Is it possible that someone at the car insurance company faked the data, and Dan Ariely simple received this fake data? I would say that it is not.

It could be imagined that some person at the car insurance company would perform Fraud Step #2 and Fraud Step #4. Perhaps they were too lazy to gather the data, so would just generate some fake data instead.

But it is inconceivable that they would perform Fraud Step #1 and Fraud Step #3. These steps specifically have the purpose to make the research hypothesis true. And the car insurance company would have no incentive to do this.


Perspective

This is a case of fraud that is completely bungled by ineptitude. As a result it had signs of fraud that were obvious from just looking at the most basic summary statistics of the data. And still, it was only discovered after 9 years, after someone attempted a replication. As I went through above, the fraudster had multiple obvious opportunities to manipulate the data in a way that would have likely never been discovered. In fact, it seems that the only reason it was discovered, was because of traits the data set acquired after puzzlingly unnecessary fraudulent manipulations.

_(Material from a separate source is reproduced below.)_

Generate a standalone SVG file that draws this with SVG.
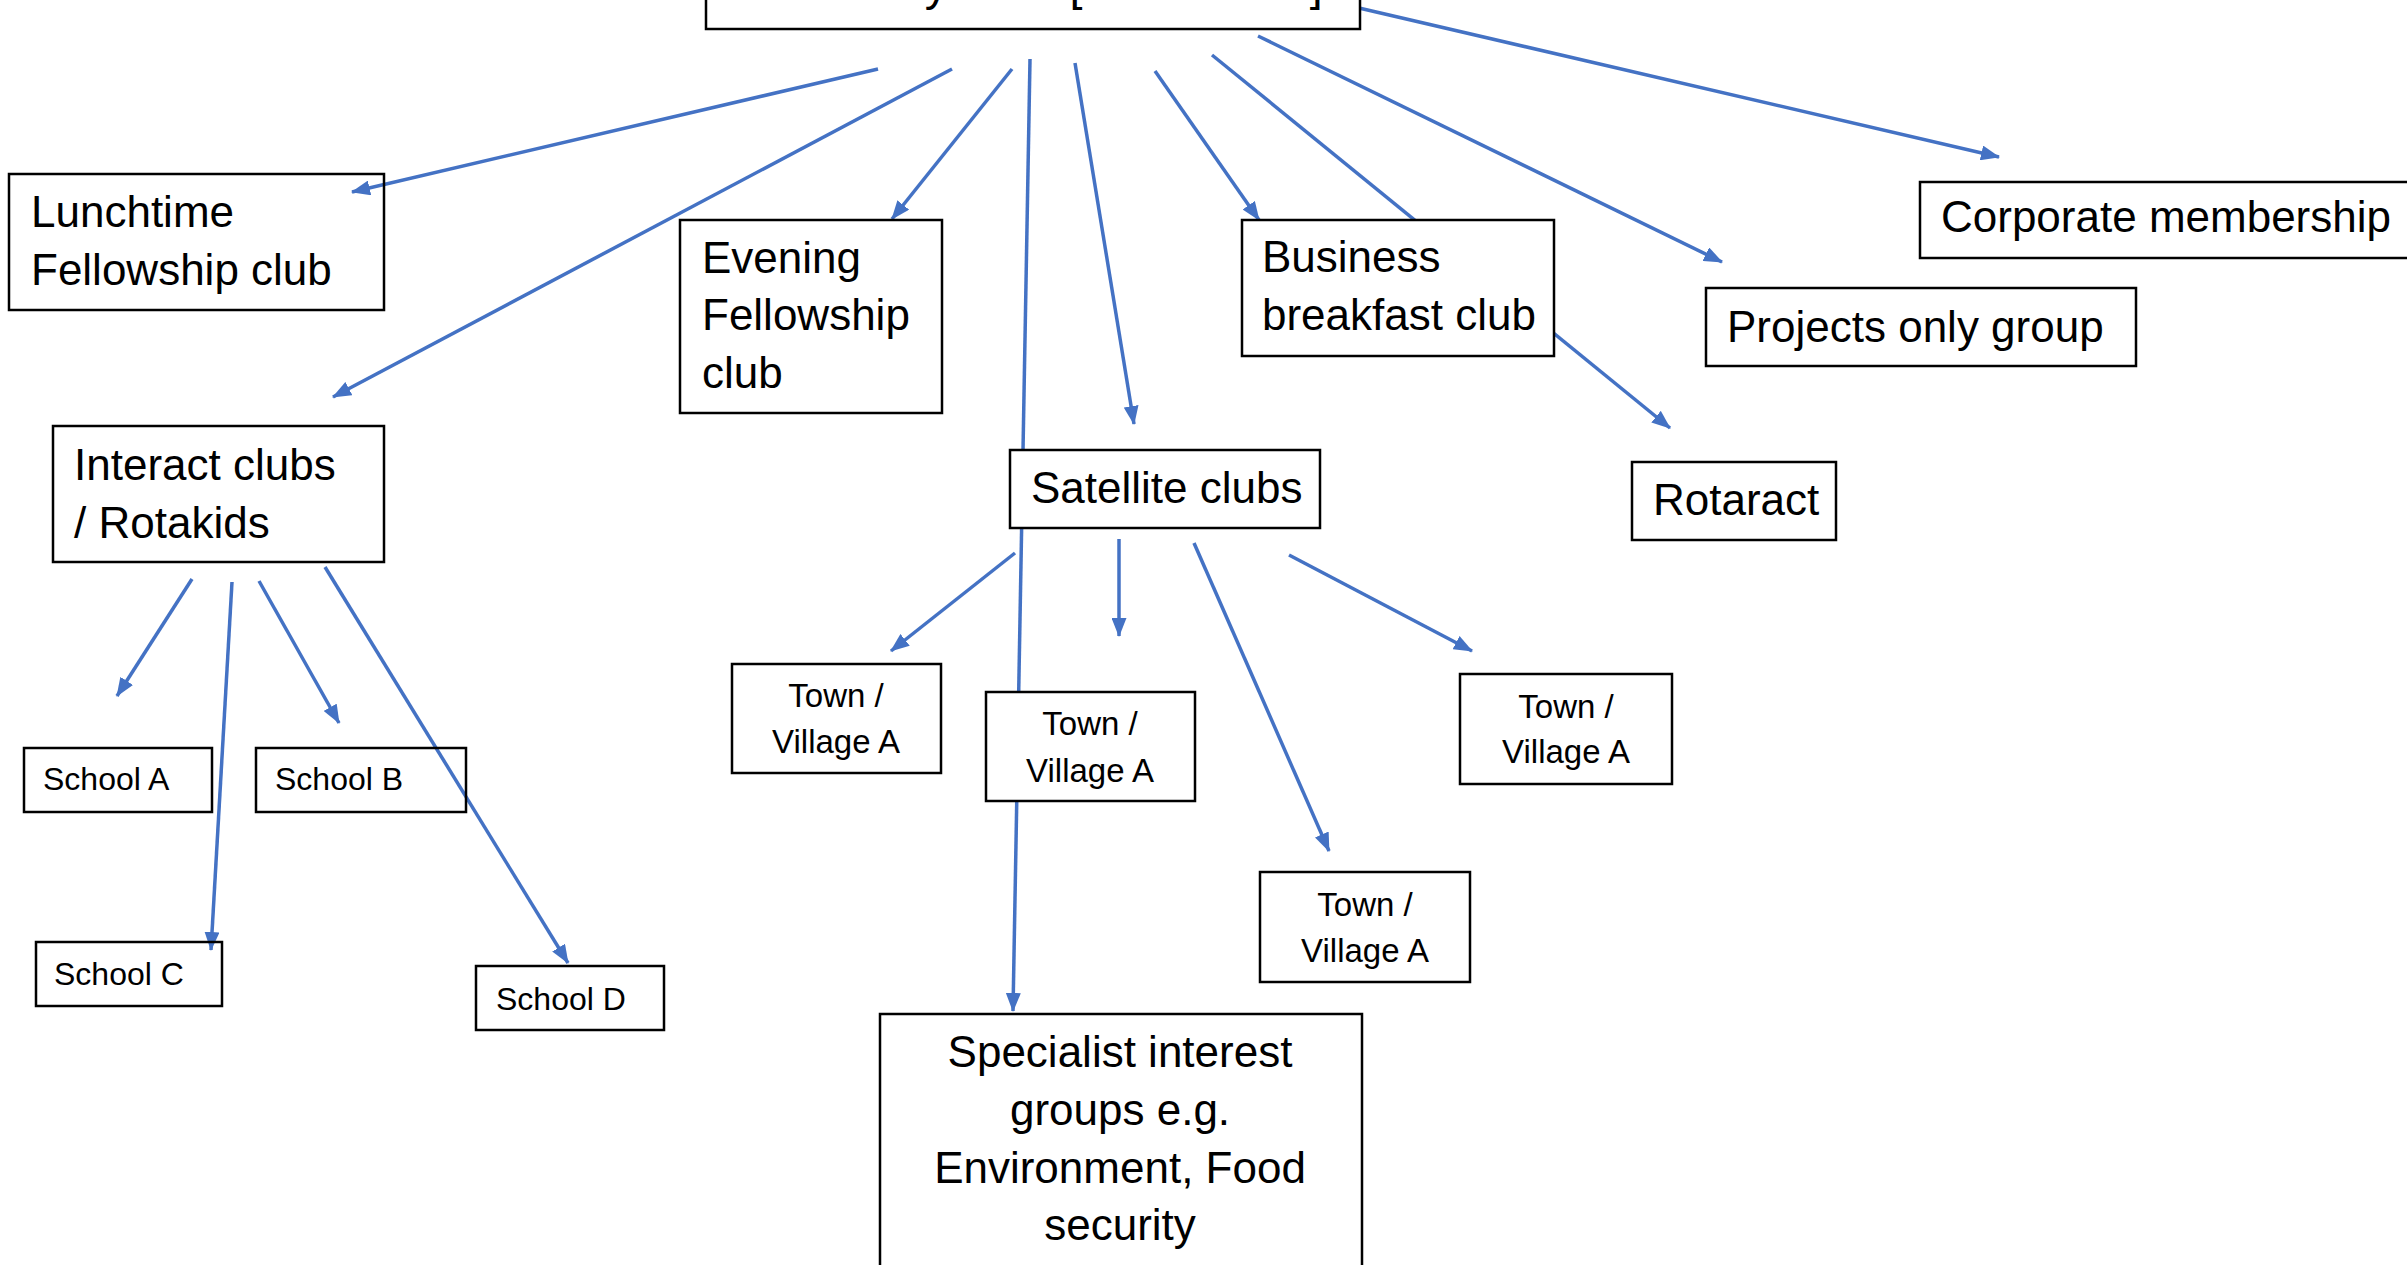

This makes it seem likely that there is a lot more fraud than most people expect.

I would suggest that no study should be trusted if it doesn’t release the data. I am not having any illusions about the good will of journals here. I am saying that we as a scientific community should not trust any study without open data, regardless of which journal it was published in.

Also, I think we should look at all old Dan Ariely studies. Fraudulent people probably commit fraud more than once, and given the level of mathematical competency showed here, we could expect it to be not too hard to uncover.

Dan Ariely made a reply to the accusations. (Which also uses two different fonts!)


Footnotes

[1] Throughout I will analyze the numbers for car1 only, since the same is done for the other cars. Also I will show data for the Calibri numbers only most of the time, since they are the original values.